# What is  || < -3, -3, 0 > || ?

$3 \sqrt{2}$

#### Explanation:

Anything enclosed in $< >$ denote a vector which has direction componential magnitudes (i.e. -3 units on the x axis, -3 units on the y-axis, and 0 units at the z-axis.)

Furthermore, anything enclosed in $\left\lVert < > \right\rVert$ denotes the norm or the 'overall' magnitude of the vector brought about by its respective components.

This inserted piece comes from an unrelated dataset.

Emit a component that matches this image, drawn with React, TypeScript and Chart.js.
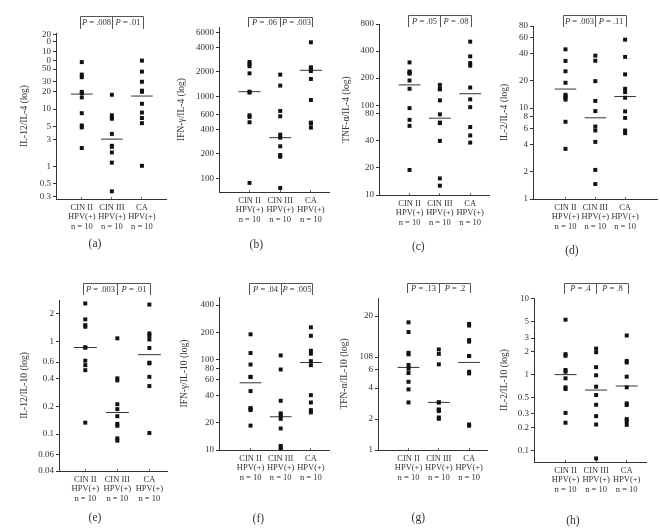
import React, { useEffect, useRef } from "react";
import { Chart, registerables } from "chart.js";
Chart.register(...registerables);

const FONT = "'Liberation Serif', 'Times New Roman', serif";

const categories = ["CIN II", "CIN III", "CA"];
const xLabelLines = [
  ["CIN II", "HPV(+)", "n = 10"],
  ["CIN III", "HPV(+)", "n = 10"],
  ["CA", "HPV(+)", "n = 10"],
];
const panelLetters = ["(a)", "(b)", "(c)", "(d)", "(e)", "(f)", "(g)", "(h)"];
const yTitles = [
  "IL-12/IL-4 (log)",
  "IFN-γ/IL-4 (log)",
  "TNF-α/IL-4 (log)",
  "IL-2/IL-4 (log)",
  "IL-12/IL-10 (log)",
  "IFN-γ/IL-10 (log)",
  "TFN-α/IL-10 (log)",
  "IL-2/IL-10 (log)",
];
const pLeft = [".008", ".06", ".05", ".003", ".003", ".04", ".13", ".4"];
const pRight = [".01", ".003", ".08", ".11", ".01", ".005", ".2", ".8"];

// (a) IL-12/IL-4
const aValues = [
  [66, 40, 36, 20, 19, 16, 8.5, 5.2, 4.8, 2.1],
  [17.8, 7.8, 7.2, 6.8, 3.7, 2.3, 2.2, 1.76, 1.17, 0.37],
  [70, 45, 30, 21, 20, 12.4, 8.7, 7.0, 5.7, 1.03],
];
const aMedians = [18.3, 3.0, 16.9];
const aTicks = [200, 150, 100, 70, 50, 30, 20, 10, 5, 3, 1, 0.5, 0.3];
const aTickLabels = ["20", "0", "10", "0", "50", "30", "20", "10", "5", "3", "1", "0.5", "0.3"];

// (b) IFN-γ/IL-4
const bValues = [
  [2650, 2500, 2350, 1925, 1150, 1120, 592, 565, 487, 88.7],
  [1855, 1362, 669, 576, 344, 316, 248, 194, 185, 77],
  [4600, 2280, 2200, 2135, 2055, 1642, 911, 482, 470, 419],
];
const bMedians = [1150, 316, 2095];
const bTicks = [6000, 4000, 2000, 1000, 600, 400, 200, 100];
const bTickLabels = ["6000", "4000", "2000", "1000", "600", "400", "200", "100"];

// (c) TNF-α/IL-4
const cValues = [
  [299, 237, 230, 224, 188, 152, 92.6, 68.6, 58.8, 19.0],
  [168, 151, 150, 113, 79, 64, 63, 40, 15.3, 12.7],
  [509, 349, 294, 275, 157, 116, 95, 57, 46, 38.3],
];
const cMedians = [168, 71.6, 134];
const cTicks = [800, 400, 200, 100, 80, 40, 20, 10];
const cTickLabels = ["800", "400", "200", "100", "80", "40", "20", "10"];

// (d) IL-2/IL-4
const dValues = [
  [44.3, 33, 25.4, 19, 14, 13.5, 13, 12.4, 7.07, 3.56],
  [37.8, 33.2, 19.8, 12.0, 9.27, 6.27, 5.67, 4.25, 2.09, 1.46],
  [56.6, 36.6, 23.5, 16.3, 15.0, 13.0, 9.2, 7.8, 5.67, 5.3],
];
const dMedians = [16.2, 7.82, 13.4];
const dTicks = [80, 60, 40, 20, 10, 8, 6, 4, 2, 1];
const dTickLabels = ["80", "60", "40", "20", "10", "8", "6", "4", "2", "1"];

// (e) IL-12/IL-10
const eValues = [
  [2.57, 1.73, 1.5, 1.44, 0.86, 0.86, 0.62, 0.555, 0.49, 0.133],
  [1.08, 0.4, 0.38, 0.21, 0.186, 0.156, 0.129, 0.123, 0.09, 0.085],
  [2.5, 1.22, 1.15, 1.05, 0.85, 0.59, 0.58, 0.415, 0.33, 0.103],
];
const eMedians = [0.86, 0.171, 0.72];
const eTicks = [2, 1, 0.6, 0.4, 0.2, 0.1, 0.06, 0.04];
const eTickLabels = ["2", "1", "0.6", "0.4", "0.2", "0.1", "0.06", "0.04"];

// (f) IFN-γ/IL-10
const fValues = [
  [190, 118, 88, 64.4, 64, 44.8, 29, 28.8, 27.6, 18.6],
  [111, 77.6, 35, 25.4, 24.2, 22.1, 17.3, 11.1, 10.6, 10.0],
  [227, 183, 125, 116, 96, 86.6, 40.4, 33.5, 27.6, 26],
];
const fMedians = [55.3, 23.3, 92.7];
const fTicks = [400, 200, 100, 80, 60, 40, 20, 10];
const fTickLabels = ["400", "200", "100", "80", "60", "40", "20", "10"];

// (g) TFN-α/IL-10
const gValues = [
  [17.4, 14.0, 8.8, 8.5, 6.7, 6.16, 5.6, 4.6, 3.88, 2.9],
  [9.5, 8.6, 6.8, 2.9, 2.9, 2.48, 2.45, 2.39, 2.07, 2.01],
  [16.8, 16.2, 11.7, 11.3, 8.2, 8.18, 5.76, 5.55, 1.77, 1.72],
];
const gMedians = [6.35, 2.9, 7.1];
const gTicks = [20, 8, 6, 4, 2, 1];
const gTickLabels = ["20", "108", "6", "4", "2", "1"];

// (h) IL-2/IL-10
const hValues = [
  [5.23, 1.84, 1.75, 1.14, 1.08, 0.885, 0.673, 0.64, 0.31, 0.23],
  [2.18, 1.95, 1.24, 0.97, 0.687, 0.533, 0.397, 0.281, 0.218, 0.078],
  [3.24, 1.5, 1.43, 0.93, 0.673, 0.414, 0.394, 0.257, 0.242, 0.216],
];
const hMedians = [0.99, 0.62, 0.7];
const hTicks = [10, 5, 3, 2, 1, 0.5, 0.3, 0.2, 0.1];
const hTickLabels = ["10", "5", "3", "2", "1", "0.5", "0.3", "0.2", "0.1"];

const yRanges = [
  [0.272, 212],
  [68.7, 7070],
  [10, 800],
  [1, 80],
  [0.04, 2.8],
  [10, 491],
  [1, 30],
  [0.07, 10.1],
];

const allValues = [aValues, bValues, cValues, dValues, eValues, fValues, gValues, hValues];
const allMedians = [aMedians, bMedians, cMedians, dMedians, eMedians, fMedians, gMedians, hMedians];
const allTicks = [aTicks, bTicks, cTicks, dTicks, eTicks, fTicks, gTicks, hTicks];
const allTickLabels = [aTickLabels, bTickLabels, cTickLabels, dTickLabels, eTickLabels, fTickLabels, gTickLabels, hTickLabels];

// Layout (positions only, in page pixels)
type Layout = {
  titleX: number; areaL: number; areaR: number; areaT: number; areaB: number;
  xMin: number; xMax: number; brT: number; brB: number; letterX: number; letterY: number;
};
const layouts: Layout[] = [
  { titleX: 25, areaL: 56, areaR: 167, areaT: 33, areaB: 199, xMin: 0.143, xMax: 3.8, brT: 15.7, brB: 29, letterX: 95, letterY: 243 },
  { titleX: 181.7, areaL: 219, areaR: 330, areaT: 27, areaB: 192, xMin: 0.005, xMax: 3.59, brT: 16.7, brB: 27.3, letterX: 256.3, letterY: 244 },
  { titleX: 346.7, areaL: 379, areaR: 490, areaT: 24, areaB: 195, xMin: -0.007, xMax: 3.62, brT: 15, brB: 26.7, letterX: 418.3, letterY: 246 },
  { titleX: 505, areaL: 533, areaR: 658, areaT: 26, areaB: 199, xMin: -0.09, xMax: 4.07, brT: 15, brB: 27, letterX: 572, letterY: 250 },
  { titleX: 25, areaL: 59, areaR: 168, areaT: 300, areaB: 471, xMin: 0.18, xMax: 3.55, brT: 283.3, brB: 295, letterX: 95, letterY: 517 },
  { titleX: 185, areaL: 219, areaR: 330, areaT: 297, areaB: 450, xMin: -0.045, xMax: 3.6, brT: 283.3, brB: 295, letterX: 258.3, letterY: 518 },
  { titleX: 345, areaL: 378, areaR: 488, areaT: 298, areaB: 450, xMin: -0.007, xMax: 3.59, brT: 283.3, brB: 293.3, letterX: 418.3, letterY: 517 },
  { titleX: 505, areaL: 534, areaR: 647, areaT: 298, areaB: 462, xMin: -0.03, xMax: 3.63, brT: 283.3, brB: 294, letterX: 573, letterY: 520 },
];

const PAD_TOP = 30;
const X_AXIS_H = 40;
const PAD_RIGHT = 3;
const MEDIAN_HALF = 0.36;

const bracketPlugin = {
  id: "bracket",
  afterDraw(chart: any, _args: any, opts: any) {
    const { ctx } = chart;
    const xs = chart.scales.x;
    const x1 = Math.round(xs.getPixelForValue(1)) - 1.5;
    const x2 = Math.round(xs.getPixelForValue(2)) + 0.5;
    const x3 = Math.round(xs.getPixelForValue(3)) + 1.5;
    const yT = Math.round(opts.top) + 0.5;
    const yB = Math.round(opts.bottom);
    ctx.save();
    ctx.strokeStyle = "#555";
    ctx.lineWidth = 1;
    ctx.beginPath();
    ctx.moveTo(x1, yB);
    ctx.lineTo(x1, yT);
    ctx.lineTo(x3, yT);
    ctx.lineTo(x3, yB);
    ctx.moveTo(x2, yT);
    ctx.lineTo(x2, yB);
    ctx.stroke();
    const yMid = (yT + yB) / 2 + 0.5;
    const drawP = (cx: number, val: string) => {
      ctx.font = `italic 8.5px ${FONT}`;
      const w1 = ctx.measureText("P").width;
      ctx.font = `8.5px ${FONT}`;
      const rest = " = " + val;
      const w2 = ctx.measureText(rest).width;
      const start = cx - (w1 + w2) / 2;
      ctx.fillStyle = "#333";
      ctx.textBaseline = "middle";
      ctx.textAlign = "left";
      ctx.font = `italic 8.5px ${FONT}`;
      ctx.fillText("P", start, yMid);
      ctx.font = `8.5px ${FONT}`;
      ctx.fillText(rest, start + w1, yMid);
    };
    drawP((x1 + x2) / 2, opts.left);
    drawP((x2 + x3) / 2, opts.right);
    ctx.restore();
  },
};

function Panel({ idx }: { idx: number }) {
  const ref = useRef<HTMLCanvasElement>(null);
  const L = layouts[idx];
  const left = Math.round(L.titleX - 5.7);
  const axisW = L.areaL - left;
  const top = L.areaT - PAD_TOP;
  const height = L.areaB - top + X_AXIS_H;
  const width = L.areaR - left + PAD_RIGHT;

  useEffect(() => {
    const values = allValues[idx];
    const medians = allMedians[idx];
    const ticks = allTicks[idx];
    const tickLabels = allTickLabels[idx];
    const [yMin, yMax] = yRanges[idx];

    const pointData: { x: number; y: number }[] = [];
    values.forEach((arr, g) => arr.forEach((v) => pointData.push({ x: g + 1, y: v })));

    const medianSets = medians.map((m, g) => ({
      label: categories[g] + " median",
      data: [
        { x: g + 1 - MEDIAN_HALF, y: m },
        { x: g + 1 + MEDIAN_HALF, y: m },
      ],
      showLine: true,
      borderColor: "#333",
      borderWidth: 1,
      pointRadius: 0,
      order: 2,
    }));

    const chart = new Chart(ref.current!, {
      type: "scatter",
      data: {
        datasets: [
          {
            label: "values",
            data: pointData,
            pointStyle: "rect",
            pointRadius: 2.8,
            backgroundColor: "#111",
            borderWidth: 0,
            order: 1,
          },
          ...medianSets,
        ],
      },
      options: {
        responsive: false,
        animation: false,
        devicePixelRatio: 1,
        layout: { padding: { top: PAD_TOP, right: PAD_RIGHT, left: 0, bottom: 0 } },
        plugins: {
          legend: { display: false },
          tooltip: { enabled: false },
          bracket: { top: L.brT - top, bottom: L.brB - top, left: pLeft[idx], right: pRight[idx] },
        } as any,
        scales: {
          x: {
            type: "linear",
            min: L.xMin,
            max: L.xMax,
            afterBuildTicks: (s: any) => {
              s.ticks = [1, 2, 3].map((v) => ({ value: v }));
            },
            afterFit: (s: any) => {
              s.height = X_AXIS_H;
            },
            grid: { display: true, drawOnChartArea: false, drawTicks: true, tickLength: -2, color: "#666" },
            border: { display: true, color: "#333", width: 1 },
            ticks: {
              autoSkip: false,
              maxRotation: 0,
              padding: 6,
              color: "#333",
              font: { family: FONT, size: 8.5, lineHeight: 1.1 },
              callback: (_v: any, i: number) => xLabelLines[i],
            },
          },
          y: {
            type: "logarithmic",
            min: yMin,
            max: yMax,
            afterBuildTicks: (s: any) => {
              s.ticks = ticks.map((v) => ({ value: v }));
            },
            afterFit: (s: any) => {
              s.width = axisW;
            },
            grid: { display: true, drawOnChartArea: false, drawTicks: true, tickLength: 3, color: "#333" },
            border: { display: true, color: "#333", width: 1 },
            ticks: {
              autoSkip: false,
              padding: 2,
              color: "#333",
              font: { family: FONT, size: 9 },
              callback: (_v: any, i: number) => tickLabels[i],
            },
            title: {
              display: true,
              text: yTitles[idx],
              padding: 0,
              color: "#333",
              font: { family: FONT, size: 9.5 },
            },
          },
        },
      } as any,
      plugins: [bracketPlugin],
    });
    return () => chart.destroy();
  }, [idx]);

  return (
    <>
      <canvas
        ref={ref}
        width={width}
        height={height}
        style={{ position: "absolute", left, top, width, height }}
      />
      <div
        style={{
          position: "absolute",
          left: L.letterX - 20,
          top: L.letterY - 7,
          width: 40,
          height: 14,
          lineHeight: "14px",
          textAlign: "center",
          fontFamily: FONT,
          fontSize: "11.5px",
          color: "#333",
        }}
      >
        {panelLetters[idx]}
      </div>
    </>
  );
}

export default function App() {
  return (
    <div style={{ position: "absolute", left: 0, top: 0, width: 660, height: 532, background: "#fff", overflow: "hidden" }}>
      {layouts.map((_, i) => (
        <Panel key={i} idx={i} />
      ))}
    </div>
  );
}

For example, in 2D, $| | < 2 , 3 > | |$ is the magnitude brought about the magnitude in both the x and y axes. In this case, it follows the Pythagorean Theorem where the magnitude of the vector is $\setminus \sqrt{4 + 9}$ and is consequently the norm. Its direction is $\arctan \left(\frac{y}{x}\right)$ in degrees.

In your case, a 3D vector, finding the norm is just analogous to the Pythagorean Theorem and that is, $m a g n i t u \mathrm{de} = \sqrt{\left({x}^{2} + {y}^{2} + {z}^{2}\right)}$ or also $\sqrt{\left({\left({x}_{2} - {x}_{1}\right)}^{2} + {\left({y}_{2} - {y}_{1}\right)}^{2} + {\left({z}_{2} - {z}_{1}\right)}^{2}\right)}$ for two given vectors of the same order.

So,
$\left\lVert < - 3 , - 3 , 0 > \right\rVert = \setminus \sqrt{{\left(- 3\right)}^{2} + {\left(- 3\right)}^{2} + {\left(0\right)}^{2}} = 3 \setminus \sqrt{2}$